Maybe I want to just transform metadata in flight and set these owners, and one of the things that we often ran into, or people often run into, is that maybe someone has gone into the ui and added some more owners or made some changes, and um maybe there are some other people. Who've been added as owners, but if the injection system runs, it can then override those ownership metadata, and we were thinking about how to improve the situation um and one of the things that we came up with.

B

That is kind of very simple, but can actually help the situation. Quite a bit is using data hub itself during the transformation process to assist with the transformation, so we're calling it server, assisted transformers and what that leads to is having the transformer have access to the data hub graph, while it is making the transformation happen. So if you click the next animation transformers have access to now a context object. This is coming soon.

B

It's not in the code, yet they'll have access to a context, object which allows them to get access to the graph which allows them to first see who the existing owners are and then to decide what they want to do. So this can allow transformers to do complicated, sophisticated things like patching owners or figuring out the new set of owners that it needs to write.

B

So it's not deleting owners that should not be deleted, so it you know a couple of screenshots for what that might look like um you know you get a pipeline context in your transformer which has access to the graph and then in your transformer you can kind of. If you've got a configuration called semantics, you can kind of look at the semantic that you want to do and then apply that change. So it's pretty simple, but I'm very excited about it.

B

I think it will really improve the experience with building and working with transformers so that you're, not overwriting metadata, that already lives on the server side.

B

Cool next is an interesting thing we did, which is uh use data hub itself to represent the metadata model.
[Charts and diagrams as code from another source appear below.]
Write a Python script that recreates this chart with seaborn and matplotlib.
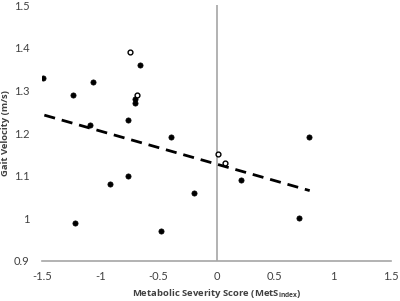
import seaborn as sns
import matplotlib.pyplot as plt
import pandas as pd

# filled points (MetS index, gait velocity)
mets_filled = [-1.49, -1.23, -1.06, -1.09, -0.66, -0.70, -0.70, -0.76, -0.39, 0.79,
               -1.22, -0.92, -0.76, -0.48, -0.19, 0.21, 0.71]
gait_filled = [1.33, 1.29, 1.32, 1.22, 1.36, 1.28, 1.27, 1.23, 1.19, 1.19,
               0.99, 1.08, 1.10, 0.97, 1.06, 1.09, 1.00]

# open points
mets_open = [-0.74, -0.68, 0.01, 0.07]
gait_open = [1.39, 1.29, 1.15, 1.13]

# trend line
trend_x = [-1.48, 0.80]
trend_y = [1.242, 1.065]

x_ticks = [-1.5, -1, -0.5, 0, 0.5, 1, 1.5]
x_tick_labels = ["-1.5", "-1", "-0.5", "0", "0.5", "1", "1.5"]
y_ticks = [0.9, 1.0, 1.1, 1.2, 1.3, 1.4, 1.5]
y_tick_labels = ["0.9", "1", "1.1", "1.2", "1.3", "1.4", "1.5"]

df_filled = pd.DataFrame({"mets": mets_filled, "gait": gait_filled})
df_open = pd.DataFrame({"mets": mets_open, "gait": gait_open})
df_trend = pd.DataFrame({"mets": trend_x, "gait": trend_y})

sns.set_style("white")
plt.rcParams["font.family"] = ["Lato", "DejaVu Sans"]
plt.rcParams["mathtext.fontset"] = "custom"
plt.rcParams["mathtext.bf"] = "Open Sans:bold"
plt.rcParams["mathtext.rm"] = "Open Sans"

fig = plt.figure(figsize=(4.0, 3.01), dpi=100)
ax = fig.add_axes([0.105, 0.133, 0.873, 0.85])

axis_grey = "#a6a6a6"
text_grey = "#404040"
ax.axvline(0, color=axis_grey, lw=1.2, zorder=1)

sns.lineplot(data=df_trend, x="mets", y="gait", ax=ax, color="black",
             lw=2.0, linestyle=(0, (4, 2.5)), zorder=2)
sns.scatterplot(data=df_filled, x="mets", y="gait", ax=ax, color="black",
                s=14, edgecolor="black", linewidth=0.5, zorder=3)
sns.scatterplot(data=df_open, x="mets", y="gait", ax=ax, facecolor="white",
                s=12, edgecolor="black", linewidth=1.0, zorder=3)

ax.set_xlim(-1.5, 1.5)
ax.set_ylim(0.9, 1.5)
ax.set_xticks(x_ticks)
ax.set_xticklabels(x_tick_labels)
ax.set_yticks(y_ticks)
ax.set_yticklabels(y_tick_labels)
ax.tick_params(axis="both", length=0, labelsize=8, colors=text_grey)
ax.tick_params(axis="x", pad=7)
ax.tick_params(axis="y", pad=9)

for side in ["top", "right", "left"]:
    ax.spines[side].set_visible(False)
ax.spines["bottom"].set_color(axis_grey)
ax.spines["bottom"].set_linewidth(1.2)

ax.set_xlabel(r"Metabolic Severity Score (MetS$_{\mathbf{index}}$)",
              family="Open Sans", fontsize=6.8, fontweight="bold",
              color=text_grey, labelpad=4)
ax.set_ylabel("Gait Velocity (m/s)", family="Open Sans", fontsize=6.8,
              fontweight="bold", color=text_grey, labelpad=3)

fig.savefig("out.png", dpi=100)
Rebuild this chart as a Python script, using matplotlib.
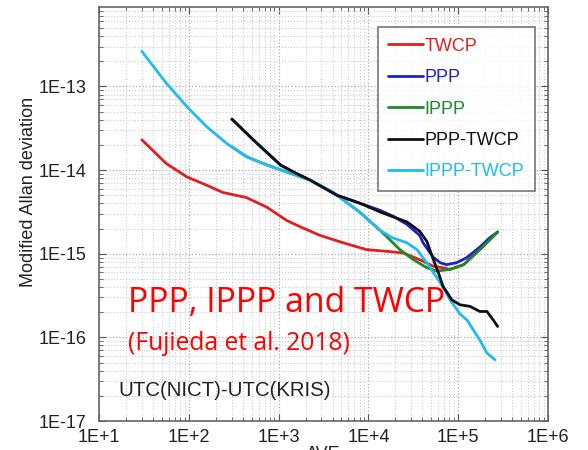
import numpy as np
import matplotlib
matplotlib.use("Agg")
import matplotlib.pyplot as plt
from matplotlib.ticker import LogLocator, NullFormatter

# ---- data (tau in s, modified Allan deviation) ----
twcp_tau = [30, 56, 95, 158, 240, 437, 741, 1230, 1740, 2880, 5250, 9550, 15800, 24500, 37200, 52500, 67600, 81300, 115000, 174000, 275000]
twcp_dev = [2.3e-14, 1.2e-14, 8.3e-15, 6.6e-15, 5.4e-15, 4.7e-15, 3.6e-15, 2.5e-15, 2.1e-15, 1.66e-15, 1.35e-15, 1.12e-15, 1.07e-15, 1.02e-15, 8.5e-16, 7.1e-16, 6.8e-16, 6.5e-16, 7.4e-16, 1.12e-15, 1.82e-15]

ppp_tau = [302, 525, 1050, 1580, 2240, 4470, 8130, 13500, 19000, 26900, 37200, 40700, 52500, 63100, 74100, 95500, 123000, 174000, 224000, 275000]
ppp_dev = [4.07e-14, 2.29e-14, 1.15e-14, 9.1e-15, 7.6e-15, 5.0e-15, 4.0e-15, 3.3e-15, 2.8e-15, 2.24e-15, 1.66e-15, 1.35e-15, 9.1e-16, 7.8e-16, 7.4e-16, 7.8e-16, 8.9e-16, 1.2e-15, 1.55e-15, 1.82e-15]

ippp_tau = [302, 437, 741, 1230, 2240, 4070, 8130, 13500, 15800, 22400, 31600, 44700, 57500, 81300, 115000, 174000, 275000]
ippp_dev = [1.9e-14, 1.45e-14, 1.15e-14, 9.5e-15, 7.6e-15, 5.4e-15, 3.1e-15, 1.9e-15, 1.62e-15, 1.12e-15, 8.5e-16, 6.8e-16, 6.2e-16, 6.5e-16, 7.4e-16, 1.12e-15, 1.82e-15]

ppptw_tau = [302, 525, 1050, 1580, 2240, 4470, 8130, 13500, 19000, 26900, 37200, 44700, 52500, 60300, 67600, 85100, 105000, 135000, 174000, 209000, 245000, 275000]
ppptw_dev = [4.07e-14, 2.29e-14, 1.15e-14, 9.1e-15, 7.6e-15, 5.0e-15, 4.0e-15, 3.16e-15, 2.75e-15, 2.4e-15, 1.86e-15, 1.41e-15, 8.7e-16, 5.9e-16, 4.1e-16, 2.8e-16, 2.45e-16, 2.35e-16, 2.04e-16, 2.04e-16, 1.62e-16, 1.35e-16]

ippptw_tau = [30, 56, 95, 158, 263, 437, 741, 1230, 2240, 4070, 8130, 13500, 18600, 26900, 34700, 44700, 63100, 81300, 105000, 126000, 174000, 209000, 257000]
ippptw_dev = [2.63e-13, 1.1e-13, 5.75e-14, 3.31e-14, 2.09e-14, 1.45e-14, 1.15e-14, 9.5e-15, 7.6e-15, 5.4e-15, 3.1e-15, 1.9e-15, 1.55e-15, 1.35e-15, 1.12e-15, 7.8e-16, 4.5e-16, 2.8e-16, 1.9e-16, 1.6e-16, 9.3e-17, 6.5e-17, 5.4e-17]

xtick_vals = [1e1, 1e2, 1e3, 1e4, 1e5, 1e6]
xtick_labels = ["1E+1", "1E+2", "1E+3", "1E+4", "1E+5", "1E+6"]
ytick_vals = [1e-17, 1e-16, 1e-15, 1e-14, 1e-13]
ytick_labels = ["1E-17", "1E-16", "1E-15", "1E-14", "1E-13"]

series = [
    ("TWCP", twcp_tau, twcp_dev, "#e02020"),
    ("PPP", ppp_tau, ppp_dev, "#2020c8"),
    ("IPPP", ippp_tau, ippp_dev, "#1a8a2a"),
    ("PPP-TWCP", ppptw_tau, ppptw_dev, "#111111"),
    ("IPPP-TWCP", ippptw_tau, ippptw_dev, "#22bbee"),
]

plt.rcParams['font.family'] = ['Liberation Sans', 'DejaVu Sans']

fig = plt.figure(figsize=(5.88, 4.5), dpi=100)
ax = fig.add_axes([99/588, 1 - 421/450, 449/588, 414/450])

# draw order: green under cyan, blue under black
order = [0, 1, 2, 4, 3]
handles = {}
for i in order:
    name, t, d, c = series[i]
    h, = ax.plot(t, d, color=c, lw=2.0, label=name, solid_capstyle='round')
    handles[name] = h

ax.set_xscale('log')
ax.set_yscale('log')
ax.set_xlim(1e1, 1e6)
ax.set_ylim(1e-17, 10**-12.05)

ax.set_xticks(xtick_vals)
ax.set_xticklabels(xtick_labels)
ax.set_yticks(ytick_vals)
ax.set_yticklabels(ytick_labels)
ax.xaxis.set_minor_locator(LogLocator(base=10, subs=np.arange(2, 10), numticks=50))
ax.yaxis.set_minor_locator(LogLocator(base=10, subs=np.arange(2, 10), numticks=50))
ax.xaxis.set_minor_formatter(NullFormatter())
ax.yaxis.set_minor_formatter(NullFormatter())

ax.tick_params(which='both', direction='in', top=True, right=True, colors='#555555',
               labelcolor='#222222', labelsize=13)
ax.tick_params(which='major', length=5)
ax.tick_params(which='minor', length=3)
ax.tick_params(axis='x', pad=6)
ax.tick_params(axis='y', pad=9)

ax.grid(True, which='major', linestyle=':', color='#aaaaaa', lw=0.9)
ax.grid(True, which='minor', linestyle=':', color='#cccccc', lw=0.8)
for s in ax.spines.values():
    s.set_color('#666666')
    s.set_linewidth(1.2)

ax.set_ylabel("Modified Allan deviation", fontsize=13, color='#222222')
ax.yaxis.set_label_coords(-0.138, 0.553)

leg = ax.legend([handles[s[0]] for s in series], [s[0] for s in series],
                loc='upper right', bbox_to_anchor=(0.971, 0.952), borderaxespad=0,
                fontsize=13, frameon=True, fancybox=False, edgecolor='#555555',
                handlelength=1.9, handletextpad=0.1, labelspacing=0.8,
                borderpad=0.6)
leg.get_frame().set_linewidth(1.2)
for txt, s in zip(leg.get_texts(), series):
    txt.set_color(s[3])

fig.text(128/588, 1 - 303/450, "PPP, IPPP and TWCP", color='#ff0000',
         fontsize=24.3, family=['Open Sans', 'DejaVu Sans'], va='center', ha='left')
fig.text(128/588, 1 - 344/450, "(Fujieda et al. 2018)", color='#ff0000',
         fontsize=17.7, family=['Open Sans', 'DejaVu Sans'], va='center', ha='left')
fig.text(118/588, 1 - 390/450, "UTC(NICT)-UTC(KRIS)", color='#222222',
         fontsize=14.7, va='center', ha='left')

fig.text(323/588, 4/450, "AVE", color='#222222', fontsize=13, ha='center', va='top')

fig.savefig("out.png", dpi=100)
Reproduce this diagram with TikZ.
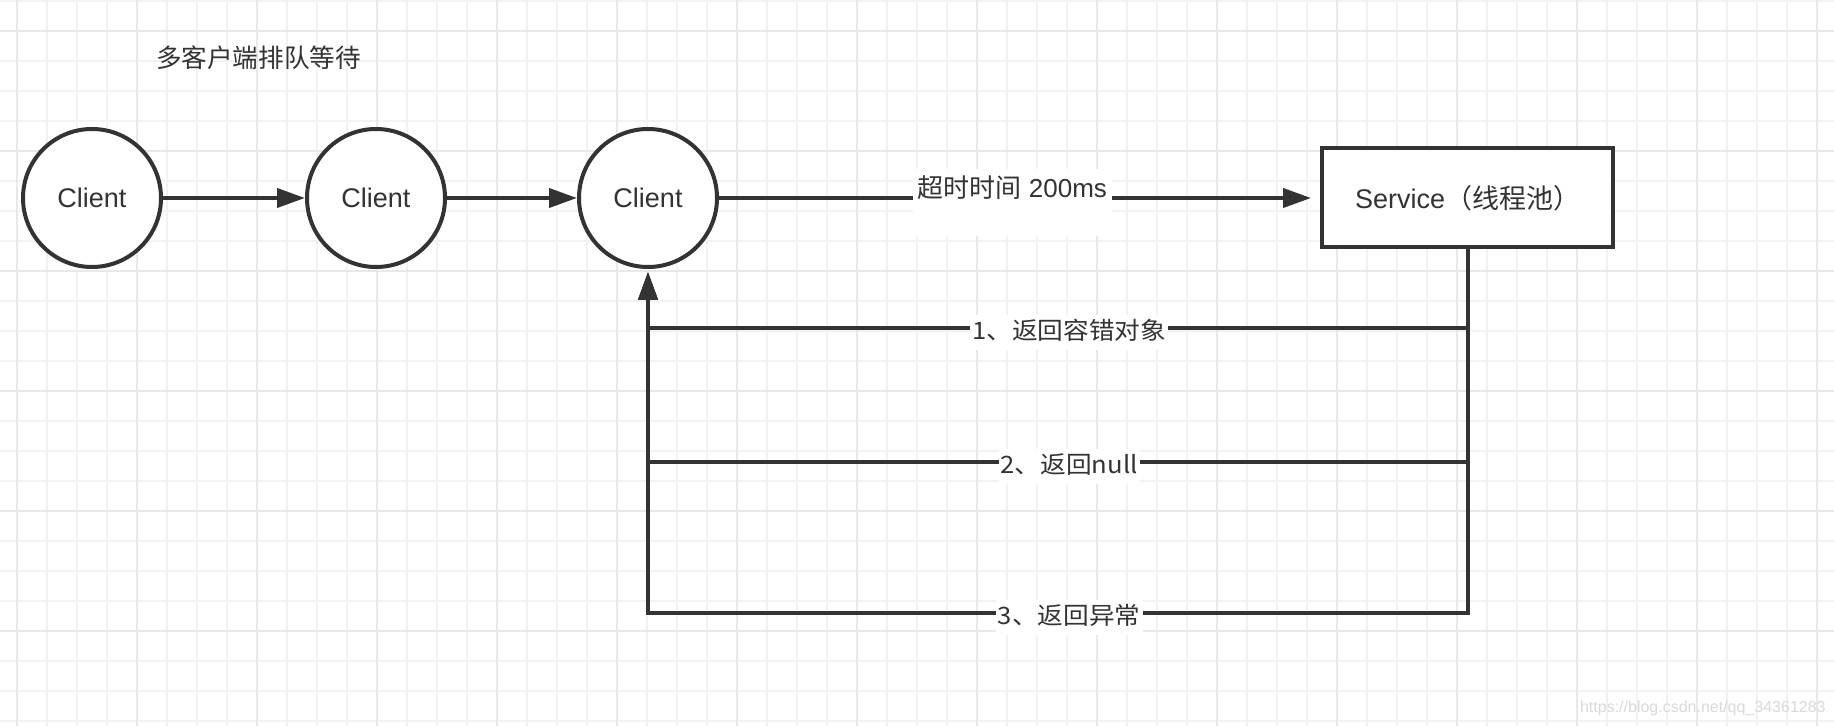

This has been a common ask. You know people have looked at the data hub metadata model, it's scattered in the code base across many many pdl files, and it can often be challenging to understand how everything relates to everything. So we built a little bit of an automated system that can process all of these pdl and avro files and produce a metadata model and we use the dot to kind of render it.

B

Obviously, it looks kind of messy and complicated like real metadata models. Do it's a very easy way to look at how everything relates to everything and what are all the relationships that have been already created by the metadata model? But if you actually wanted to browse it live um you can click on the uh link right here, which is datahub, project.io and then navigate to the entities page. So maggie, do you mind clicking on that.

B

And then you'll be able to see pretty much all of the entities that we have modeled represented just as data sets for now. So if you, for example, click into the data set, data set you'll be able to see the entire schema of the data set model, including the urn. The data set key and it's all modeled as a struct, so you can expand them out and look at them in all their glory.

B

um So maggie. If you don't mind, looking at ownership.

A

B

Where maybe control, f ownership.

A

B

Oh there, it is ownership and then expand out owners you'll be able to see that the relationships that exist between data sets and owners are actually modeled as foreign keys like this should so, if you click on that foreign key link you'll be able to see that that's a link to the corp user and that there's another foreign key relationship to um corp crew. So all of this is generated automatically off of the metadata model itself, so very excited that we're able to automatically generate a bunch of stuff like this.

B

If you scroll down further, you also see time series aspects that we are able to capture in this they're marked as temporal. So you can see also the data set profile aspects as well as the data set usage statistics aspects in there, so have fun with this. It's loaded up into demo and will share it out into the code base as well as something that you can build locally and browse the metadata model yourself on your local data hub.